The parallel loop can be compiled for a threaded multicore architecture using:

$ nvfortran -o saxpy.x  -stdpar=multicore saxpy.f90

or for GPU offload by using:

$ nvfortran -o saxpy.x  -stdpar=gpu saxpy.f90

As SAXPY is mostly data movement and little computation the gain in using GPU is small as copying of data from main memory to device memory is a limiting factor.

Example with more computation

Here we use an example with a bit more computation.

Using indexed syntax:

do concurrent (i=1:M, j=1:M, k=1:M)
   Z(k,j,i)=X(k,j,i) * Z(k,j,i)**2.01_real64
   Z(k,j,i)=sin(log10(X(k,j,i) / Z(k,j,i)))
end do

or Fortran 90 vector syntax, where the loop has only one iteration:

do concurrent (i=1:1)
   Z = X * Z**2.01_real64
   Z = sin(log10(X / Z))
end do

Run

Run time [seconds]

Indexed syntax CPU 1 core

14.5285

Vector syntax CPU 1 core

14.5234

Indexed syntax GPU A100

0.4218

Vector syntax GPU A100

0.4149

With more flops per byte transferred the speedup by offloading to GPU is higher. A speedup of 34 compared to a single core is nice.

The NVfortran compiler is capable of generating code to offload both using the index addressing syntax as well as the vector syntax.

Old legacy code example

We can also look at a matrix-matrix multiplication reference implementation (DGEMM) code from 8-February-1989. This is found at: Basic Linear Algebra, level 3 matrix/matrix operations or download the Fortran 77 reference implementation which contains DGEMM and also contain support files needed.

Download the legacy code, change the comment character to fit Fortran 90 standard:

$ cat dgemm.f | sed s/^*/\!/>dgemm.f90

The BLAS routines multiplication comes in 4 flavors:

  • S single (32 bit) precision

  • D double (64 bit) precision

  • C complex single precision

  • Z complex double precision

Assume well behaved matrices C := alpha*A*B + beta*C and a call to dgemm like: call dgemm('n', 'n', N, N, N, alpha, a, N, b, N, beta, c, N)

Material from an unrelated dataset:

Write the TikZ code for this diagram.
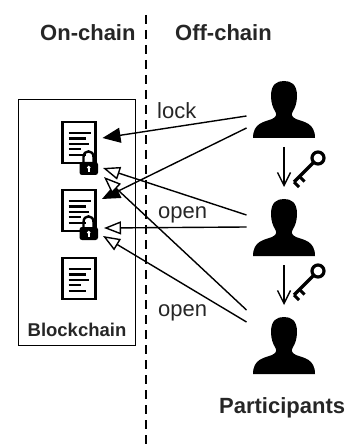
\documentclass[tikz,border=0pt]{standalone}
\usepackage{fontspec}
\setmainfont{Liberation Sans}
\usetikzlibrary{arrows.meta}
\definecolor{txt}{gray}{0.15}
\tikzset{
 lbl/.style={inner sep=0pt,text=txt,font=\fontsize{22bp}{24bp}\selectfont},
 head/.style={inner sep=0pt,text=txt,font=\fontsize{22bp}{24bp}\selectfont\bfseries},
 solidarrow/.style={line width=1.4bp,-{Triangle[fill=black,length=18bp,width=15bp]}},
 openarrow/.style={line width=1.4bp,-{Triangle[open,fill=white,length=17bp,width=13bp,line width=1.4bp]}},
 keyarrow/.style={line width=1.4bp,-{Straight Barb[length=13bp,width=13bp,line width=1.4bp]}},
 pics/person/.style={code={
   \fill[black] (0,0) .. controls (-7,0) and (-13,3) .. (-13,15)
     .. controls (-13,22) and (-11,27) .. (-8.5,31)
     .. controls (-7,34) and (-8,36) .. (-12,38)
     .. controls (-20,41) and (-31,42) .. (-31,57) -- (31,57)
     .. controls (31,42) and (20,41) .. (12,38)
     .. controls (8,36) and (7,34) .. (8.5,31)
     .. controls (11,27) and (13,22) .. (13,15)
     .. controls (13,3) and (7,0) .. (0,0) -- cycle;
 }},
 pics/document/.style={code={
   \draw[line width=2.6bp] (0,0) rectangle (33,41);
   \foreach \y/\w in {11/22,16.5/17,22/20,27/12,33/17}
     \draw[line width=2.4bp] (6,\y) -- ++(\w,0);
 }},
 pics/padlock/.style={code={
   \draw[line width=2.4bp] (3.5,6) .. controls (3.5,-1.5) and (13.5,-1.5) .. (13.5,6) -- (13.5,13) (3.5,6) -- (3.5,13);
   \fill[black,rounded corners=2.5bp] (-0.5,11) rectangle (18,24);
   \fill[white] (8.7,16.5) circle (1.9);
   \fill[white] (7.8,16.5) rectangle (9.6,21);
 }},
 pics/keyicon/.style={code={
   \draw[line width=3.5bp] (-4.5,4.5) -- (-24,24);
   \draw[line width=3.2bp] (0,0) circle (6);
   \draw[line width=3bp] (-18.5,18.5) -- ++(5,5);
   \draw[line width=3bp] (-24,24) -- ++(5,5);
 }},
}
\begin{document}
\begin{tikzpicture}[x=1bp,y=-1bp,line cap=butt]
\useasboundingbox (0,0) rectangle (351,446);
\draw[line width=1.3bp,dash pattern=on 9bp off 6bp] (146,15) coordinate (dashtop) -- (146,446) coordinate (dashend);
\node[head,anchor=base west] (onchain) at (40,41) {On-chain};
\node[head,anchor=base west] (offchain) at (175,41) {Off-chain};
\node[draw,line width=1.3bp,minimum width=117bp,minimum height=246bp,anchor=north west,inner sep=0pt] (chain) at (18,99) {};
\node[inner sep=0pt,anchor=base,text=txt,font=\fontsize{18.5bp}{20bp}\selectfont\bfseries] (bclabel) at (77,336) {Blockchain};
\pic at (62.5,122) {document};
\pic at (62.5,190) {document};
\pic at (62.5,258) {document};
\pic at (80,151) {padlock};
\pic at (80,216) {padlock};
\pic at (284,81) {person};
\pic at (284,199) {person};
\pic at (284,317) {person};
\pic at (318,158) {keyicon};
\pic at (318,271) {keyicon};
\node[head,anchor=base west] (part) at (219,413) {Participants};
\coordinate (l1) at (102.5,138);
\coordinate (l2) at (102,199);
\coordinate (o1) at (103,168);
\coordinate (o2) at (104,228);
\coordinate (o3) at (104,177);
\coordinate (o4) at (103,236);
\coordinate (p1a) at (246.5,116);
\coordinate (p1b) at (246.5,128);
\coordinate (p2a) at (246.5,215);
\coordinate (p2b) at (246.5,227);
\coordinate (p3a) at (246.5,310);
\coordinate (p3b) at (246.5,322);
\draw[solidarrow] (p1a) -- (l1);
\draw[solidarrow] (p1b) -- (l2);
\draw[openarrow] (p2a) -- (o1);
\draw[openarrow] (p2b) -- (o2);
\draw[openarrow] (p3a) -- (o3);
\draw[openarrow] (p3b) -- (o4);
\coordinate (k1a) at (284,147); \coordinate (k1b) at (284,187);
\coordinate (k2a) at (284,265); \coordinate (k2b) at (284,305);
\draw[keyarrow] (k1a) -- (k1b);
\draw[keyarrow] (k2a) -- (k2b);
\node[lbl,anchor=base west] (lock) at (157,119) {lock};
\node[lbl,anchor=base west] (open1) at (158,219) {open};
\node[lbl,anchor=base west] (open2) at (158,316) {open};
\end{tikzpicture}
\end{document}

Locate the line below the line highlighted above, about line 228. Change :

DO 90 J = 1,N

with:

DO concurrent (J = 1 : N)

and change the

90 CONTINUE

with

end do

This is all that is needed to use GPU for offloading, the rest is up to the compiler.

Building this code needs some extra files lsame.f and xerrbla.c. One example of how to build a threaded version for a multicore CPU could look like:

$ nvfortran -O3 -stdpar=multicore dgemm-test.f90 dgemm.f90 xerrbla.o lsame.f

or to build an offloaded GPU version:

$ nvfortran -O3 -stdpar=gpu dgemm-test.f90 dgemm.f90 xerrbla.o lsame.f

Run

Build flags

Cores

Performance

Reference f77

-O3

1

4.41 Gflops/s

Reference f90

-O3 -stdpar=multicore

2

6.27 Gflops/s

Reference f90

-O3 -stdpar=multicore

16

24.67 Gflops/s

Reference f90

-O3 -stdpar=gpu

RTX2080

43.81 Gflops/s

Reference f90

-O3 -stdpar=gpu

A100

112.23 Gflops/s

The results are stunning: changing only one line in the old legacy code from do to do concurrent can speed up from 4 Gflops/s to 112 Gflops/s a 25x increase in performance.

An intersting test is to compare this more then 30 year old reference code with a call to a modern library, the syntax is still the same. The scientific application fortran code will probably behave like the 30 year old example while libraries generally show far higher performance.